◆ **Collected material**:

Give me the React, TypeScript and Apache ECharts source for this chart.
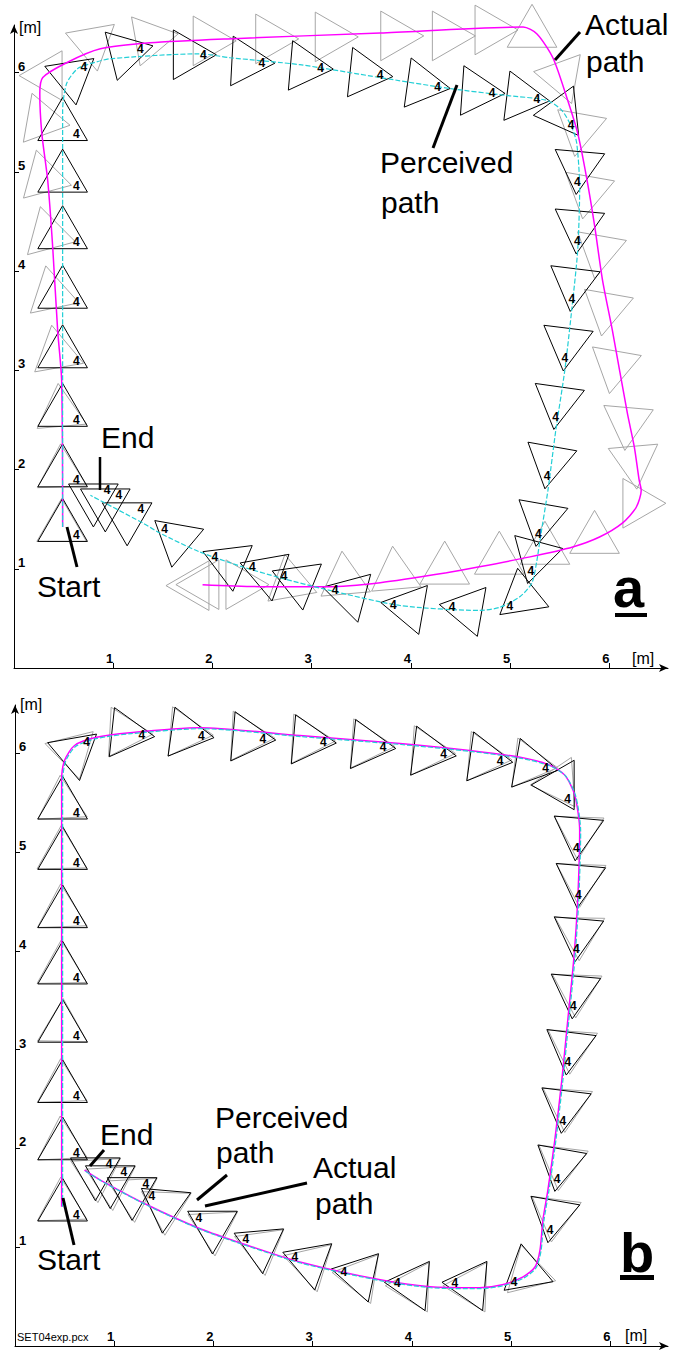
import React, { useEffect, useRef } from 'react';
import * as echarts from 'echarts';

// ---------- DATA (metres, heading/rotation in degrees) ----------
const tickValues = [1, 2, 3, 4, 5, 6];

// Panel a: perceived robot poses [x, y, rotation]
const perceivedPosesA = [
  [0.49, 1.42, -30], [0.49, 1.97, -30], [0.49, 2.58, -30], [0.49, 3.17, -30], [0.49, 3.77, -30],
  [0.49, 4.37, -30], [0.49, 4.94, -30], [0.49, 5.46, -30],
  [0.58, 5.96, 39], [1.12, 6.2, 14], [1.75, 6.18, 0], [2.34, 6.11, -3], [2.93, 6.06, -5],
  [3.53, 5.99, -6], [4.11, 5.88, -8], [4.66, 5.81, -4], [5.11, 5.75, -7],
  [5.52, 5.6, -54], [5.69, 5.06, -95], [5.69, 4.46, -95], [5.64, 3.88, -97], [5.57, 3.28, -97],
  [5.48, 2.69, -98], [5.4, 2.09, -100], [5.31, 1.51, -100],
  [5.25, 1.13, -105], [5.12, 0.72, -141], [4.57, 0.59, 170], [3.98, 0.61, 170], [3.39, 0.74, 165],
  [2.87, 0.87, 158], [2.55, 0.96, 160], [2.17, 1.06, 157], [1.64, 1.3, 140],
  [1.14, 1.52, 30], [0.92, 1.66, 30], [0.8, 1.71, 30],
];

// Panel a: actual robot poses [x, y, rotation]
const actualPosesA = [
  [0.48, 1.42, 90], [0.48, 1.97, 92], [0.47, 2.58, 95], [0.43, 3.17, 100], [0.38, 3.77, 102],
  [0.34, 4.37, 105], [0.3, 4.94, 105], [0.28, 5.52, 110],
  [0.34, 5.97, 180], [0.79, 6.3, -80], [1.37, 6.34, 10], [1.95, 6.32, 0], [2.58, 6.34, 0],
  [3.18, 6.36, 0], [3.84, 6.37, 0], [4.36, 6.37, 0], [4.79, 6.43, 0],
  [5.22, 6.4, 90], [5.52, 5.96, 170], [5.7, 5.44, -100], [5.78, 4.81, -100], [5.9, 4.21, -100],
  [5.97, 3.63, -100], [6.05, 3.05, -100], [6.18, 2.48, -95], [6.25, 2.09, -85], [6.28, 1.66, 0],
  [5.85, 1.3, 90], [5.35, 1.19, 90], [4.89, 1.09, 90], [4.34, 0.99, 90], [3.84, 0.94, 95],
  [3.33, 0.89, 95], [2.78, 0.86, 100], [2.28, 0.84, 0], [1.92, 0.84, 180], [1.82, 0.83, 180],
];

// Panel a: perceived path (cyan)
const perceivedPathA = [
  [0.49, 1.42], [0.49, 5.62], [0.53, 5.89], [0.64, 6.04], [0.77, 6.09], [0.97, 6.14], [1.87, 6.19],
  [2.18, 6.15], [2.88, 6.08], [3.69, 5.95], [4.39, 5.84], [4.96, 5.77], [5.37, 5.72], [5.52, 5.62],
  [5.62, 5.45], [5.67, 5.29], [5.7, 4.84], [5.68, 4.21], [5.62, 3.61], [5.55, 3.0], [5.46, 2.4],
  [5.38, 1.79], [5.3, 1.29], [5.27, 1.09], [5.22, 0.86], [5.1, 0.72], [4.89, 0.61], [4.69, 0.58],
  [3.89, 0.63], [3.15, 0.79], [2.68, 0.91], [2.3, 1.02], [1.87, 1.17], [1.47, 1.36], [1.3, 1.46],
  [0.77, 1.74],
];

// Panel a: actual path (magenta)
const actualPathA = [
  [0.49, 1.42], [0.48, 2.9], [0.44, 3.4], [0.39, 4.24], [0.34, 4.91], [0.28, 5.39], [0.26, 5.79],
  [0.29, 5.95], [0.53, 6.1], [0.87, 6.24], [1.37, 6.3], [2.15, 6.34], [3.69, 6.4], [5.13, 6.46],
  [5.27, 6.39], [5.43, 6.15], [5.57, 5.75], [5.68, 5.39], [5.77, 4.94], [5.85, 4.46], [5.93, 3.91],
  [6.03, 3.4], [6.18, 2.57], [6.25, 2.23], [6.3, 1.89], [6.32, 1.79], [6.27, 1.62], [6.13, 1.46],
  [5.9, 1.32], [5.63, 1.22], [5.2, 1.12], [4.69, 1.02], [4.36, 0.96], [3.69, 0.86], [3.15, 0.82],
  [2.48, 0.82], [1.9, 0.84],
];

// Panel b: perceived robot poses
const perceivedPosesB = [
  [0.48, 1.41, -30], [0.48, 2.03, -30], [0.48, 2.61, -30], [0.48, 3.22, -30], [0.48, 3.81, -30],
  [0.48, 4.38, -30], [0.48, 4.97, -30], [0.48, 5.48, -30],
  [0.6, 6.01, 40], [1.12, 6.2, -6], [1.72, 6.2, -8], [2.34, 6.16, -5], [2.95, 6.13, -5],
  [3.55, 6.08, -6], [4.16, 6.01, -7], [4.73, 5.95, -8], [5.19, 5.88, -10],
  [5.49, 5.68, -60], [5.67, 5.2, -95], [5.69, 4.72, -95], [5.67, 4.18, -95], [5.64, 3.6, -95],
  [5.59, 3.03, -97], [5.54, 2.44, -97], [5.49, 1.85, -100], [5.42, 1.33, -100],
  [5.15, 0.75, -140], [4.59, 0.62, 175], [4.01, 0.62, 175], [3.47, 0.72, 168], [2.97, 0.85, 160],
  [2.47, 1.02, 155], [1.99, 1.22, 150], [1.51, 1.43, 145],
  [1.18, 1.56, 30], [0.96, 1.68, 30], [0.81, 1.76, 30],
];

// Panel b: actual robot poses
const actualPosesB = [
  [0.47, 1.42, -28], [0.47, 2.04, -27], [0.47, 2.62, -28], [0.48, 3.23, -31], [0.47, 3.82, -29],
  [0.47, 4.39, -28], [0.47, 4.98, -29], [0.47, 5.49, -27],
  [0.58, 6.02, 44], [1.1, 6.21, -3], [1.71, 6.21, -5], [2.33, 6.17, -3], [2.94, 6.14, -3],
  [3.54, 6.09, -4], [4.15, 6.02, -4], [4.72, 5.96, -5], [5.18, 5.89, -7],
  [5.48, 5.7, -56], [5.68, 5.21, -92], [5.7, 4.73, -92], [5.69, 4.19, -91], [5.66, 3.61, -92],
  [5.61, 3.04, -94], [5.56, 2.45, -94], [5.51, 1.86, -97], [5.44, 1.34, -97],
  [5.17, 0.74, -136], [4.6, 0.6, 178], [4.02, 0.6, 178], [3.48, 0.7, 171], [2.98, 0.83, 163],
  [2.48, 1.0, 158], [2.0, 1.2, 153], [1.52, 1.41, 148],
  [1.19, 1.54, 33], [0.97, 1.66, 33], [0.82, 1.74, 33],
];

// Panel b: actual path (magenta)
const actualPathB = [
  [0.47, 1.41], [0.47, 5.73], [0.5, 5.93], [0.6, 6.08], [0.81, 6.16], [1.16, 6.21], [1.86, 6.26],
  [2.87, 6.18], [3.88, 6.1], [4.58, 6.03], [5.09, 5.96], [5.39, 5.88], [5.54, 5.78], [5.64, 5.58],
  [5.69, 5.22], [5.67, 4.51], [5.63, 3.91], [5.57, 3.3], [5.51, 2.69], [5.44, 2.09], [5.37, 1.58],
  [5.32, 1.28], [5.29, 0.97], [5.24, 0.8], [5.12, 0.7], [4.91, 0.62], [4.68, 0.59], [4.18, 0.6],
  [3.68, 0.67], [2.87, 0.85], [2.34, 1.02], [1.86, 1.19], [1.33, 1.43], [0.86, 1.68], [0.7, 1.78],
];

// Panel b: perceived path (cyan)
const perceivedPathB = [
  [0.48, 1.41], [0.48, 5.72], [0.51, 5.92], [0.61, 6.07], [0.82, 6.15], [1.17, 6.2], [1.87, 6.25],
  [2.88, 6.17], [3.89, 6.09], [4.59, 6.02], [5.1, 5.95], [5.4, 5.87], [5.55, 5.77], [5.65, 5.57],
  [5.7, 5.21], [5.68, 4.5], [5.64, 3.9], [5.58, 3.29], [5.52, 2.68], [5.45, 2.08], [5.38, 1.57],
  [5.33, 1.27], [5.3, 0.96], [5.25, 0.79], [5.13, 0.69], [4.92, 0.61], [4.69, 0.58], [4.19, 0.59],
  [3.69, 0.66], [2.88, 0.84], [2.35, 1.01], [1.87, 1.18], [1.34, 1.42], [0.87, 1.67], [0.71, 1.77],
];

// ---------- RENDERING ----------
const SIDE = 0.5; // robot triangle side length (m)
const RAD = SIDE / Math.sqrt(3);
const FONT = '"Liberation Sans", Arial, sans-serif';

function triangleRenderer(color: string, width: number) {
  return (params: any, api: any) => {
    const cx = api.value(0);
    const cy = api.value(1);
    const rot = api.value(2);
    const pts = [0, 120, 240].map((d) => {
      const a = ((rot + d) * Math.PI) / 180;
      return api.coord([cx + RAD * Math.cos(a), cy + RAD * Math.sin(a)]);
    });
    return {
      type: 'polygon',
      shape: { points: pts },
      style: { fill: 'none', stroke: color, lineWidth: width },
    };
  };
}

function labelRenderer(params: any, api: any) {
  const cx = api.value(0);
  const cy = api.value(1);
  const a = (api.value(2) * Math.PI) / 180;
  const p = api.coord([cx + 0.55 * RAD * Math.cos(a), cy + 0.55 * RAD * Math.sin(a)]);
  return {
    type: 'text',
    x: p[0],
    y: p[1],
    style: {
      text: '4',
      fill: '#000',
      font: `bold 12px ${FONT}`,
      align: 'center',
      verticalAlign: 'middle',
    },
  };
}

function axisPair(idx: number, xMax: number, yMax: number) {
  const common = {
    gridIndex: idx,
    type: 'value',
    min: 0,
    splitLine: { show: false },
    axisLine: {
      show: true,
      onZero: false,
      symbol: ['none', 'arrow'],
      symbolSize: [6, 9],
      lineStyle: { color: '#000', width: 1 },
    },
    axisTick: { show: true, inside: true, length: 5, customValues: tickValues, lineStyle: { color: '#000' } },
  };
  const x = {
    ...common,
    max: xMax,
    axisLabel: {
      show: true,
      inside: true,
      customValues: tickValues,
      formatter: (v: number) => String(v),
      margin: 3,
      align: 'right',
      color: '#000',
      fontWeight: 'bold',
      fontSize: 13,
      fontFamily: FONT,
    },
  };
  const y = {
    ...common,
    max: yMax,
    axisLabel: {
      show: true,
      inside: true,
      customValues: tickValues,
      formatter: (v: number) => String(v),
      margin: 4,
      align: 'left',
      verticalAlign: 'bottom',
      color: '#000',
      fontWeight: 'bold',
      fontSize: 13,
      fontFamily: FONT,
    },
  };
  return { x, y };
}

function panelSeries(idx: number, perceived: number[][], actual: number[][], pPath: number[][], aPath: number[][]) {
  const base = { xAxisIndex: idx, yAxisIndex: idx, coordinateSystem: 'cartesian2d', clip: false, silent: true };
  return [
    { ...base, type: 'custom', z: 1, renderItem: triangleRenderer('#a6a6a6', 1), data: actual, encode: { x: 0, y: 1 } },
    { ...base, type: 'custom', z: 2, renderItem: triangleRenderer('#000', 1), data: perceived, encode: { x: 0, y: 1 } },
    {
      ...base, type: 'line', z: 3, data: aPath, symbol: 'none', smooth: 0.25,
      lineStyle: { color: '#ff00ff', width: 1.5 },
    },
    {
      ...base, type: 'line', z: 4, data: pPath, symbol: 'none', smooth: 0.25,
      lineStyle: { color: '#22cfd6', width: 1.2, type: [5, 2] },
    },
    { ...base, type: 'custom', z: 5, renderItem: labelRenderer, data: perceived, encode: { x: 0, y: 1 } },
  ];
}

function txt(x: number, y: number, text: string, size: number, extra: any = {}) {
  return {
    type: 'text',
    x,
    y,
    z: 100,
    style: { text, fill: '#000', font: `${extra.weight || 'normal'} ${size}px ${FONT}`, align: 'left', verticalAlign: 'middle' },
  };
}
function seg(x1: number, y1: number, x2: number, y2: number, w = 3) {
  return { type: 'line', z: 100, shape: { x1, y1, x2, y2 }, style: { stroke: '#000', lineWidth: w } };
}

export default function App() {
  const ref = useRef<HTMLDivElement>(null);
  useEffect(() => {
    const chart = echarts.init(ref.current!, null, { renderer: 'svg' });
    const a = axisPair(0, 6.59, 6.48);
    const b = axisPair(1, 6.58, 6.49);
    const option: any = {
      animation: false,
      backgroundColor: '#fff',
      grid: [
        { left: 14, top: 25, width: 654, height: 643 },
        { left: 15, top: 705, width: 653, height: 641 },
      ],
      xAxis: [a.x, b.x],
      yAxis: [a.y, b.y],
      series: [
        ...panelSeries(0, perceivedPosesA, actualPosesA, perceivedPathA, actualPathA),
        ...panelSeries(1, perceivedPosesB, actualPosesB, perceivedPathB, actualPathB),
      ],
      graphic: [
        // axis units
        txt(19, 27, '[m]', 16),
        txt(632, 658, '[m]', 16),
        txt(20, 704, '[m]', 16),
        txt(625, 1335, '[m]', 16),
        // panel a annotations
        txt(585, 24, 'Actual', 30),
        txt(586, 61, 'path', 30),
        seg(580, 32, 555, 60),
        txt(380, 162, 'Perceived', 30),
        txt(381, 202, 'path', 30),
        seg(457, 85, 433, 148),
        txt(101, 437, 'End', 30),
        seg(100, 457, 100, 490, 2.5),
        txt(37, 586, 'Start', 30),
        seg(67, 527, 77, 567),
        txt(613, 587, 'a', 56, { weight: 'bold' }),
        { type: 'rect', z: 100, shape: { x: 615, y: 613, width: 32, height: 4 }, style: { fill: '#000' } },
        // panel b annotations
        txt(100, 1134, 'End', 30),
        seg(104, 1150, 90, 1166),
        txt(37, 1259, 'Start', 30),
        seg(63, 1198, 74, 1245),
        txt(215, 1117, 'Perceived', 30),
        txt(216, 1152, 'path', 30),
        seg(227, 1175, 197, 1200),
        txt(313, 1167, 'Actual', 30),
        txt(315, 1203, 'path', 30),
        seg(307, 1183, 205, 1206),
        txt(620, 1252, 'b', 56, { weight: 'bold' }),
        { type: 'rect', z: 100, shape: { x: 620, y: 1275, width: 34, height: 5 }, style: { fill: '#000' } },
        txt(17, 1337, 'SET04exp.pcx', 11),
      ],
    };
    chart.setOption(option);
    return () => chart.dispose();
  }, []);
  return (
    <div
      ref={ref}
      style={{ position: 'absolute', left: 0, top: 0, width: 675, height: 1353, background: '#fff' }}
    />
  );
}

◆ **Task details**: From the first line above down to the line with "const tickValues = [1, 2, 3, 4, 5, 6];", reproduce every line and no others, omitting pictures.

◆ **Task answer**:
Give me the React, TypeScript and Apache ECharts source for this chart.
import React, { useEffect, useRef } from 'react';
import * as echarts from 'echarts';

// ---------- DATA (metres, heading/rotation in degrees) ----------
const tickValues = [1, 2, 3, 4, 5, 6];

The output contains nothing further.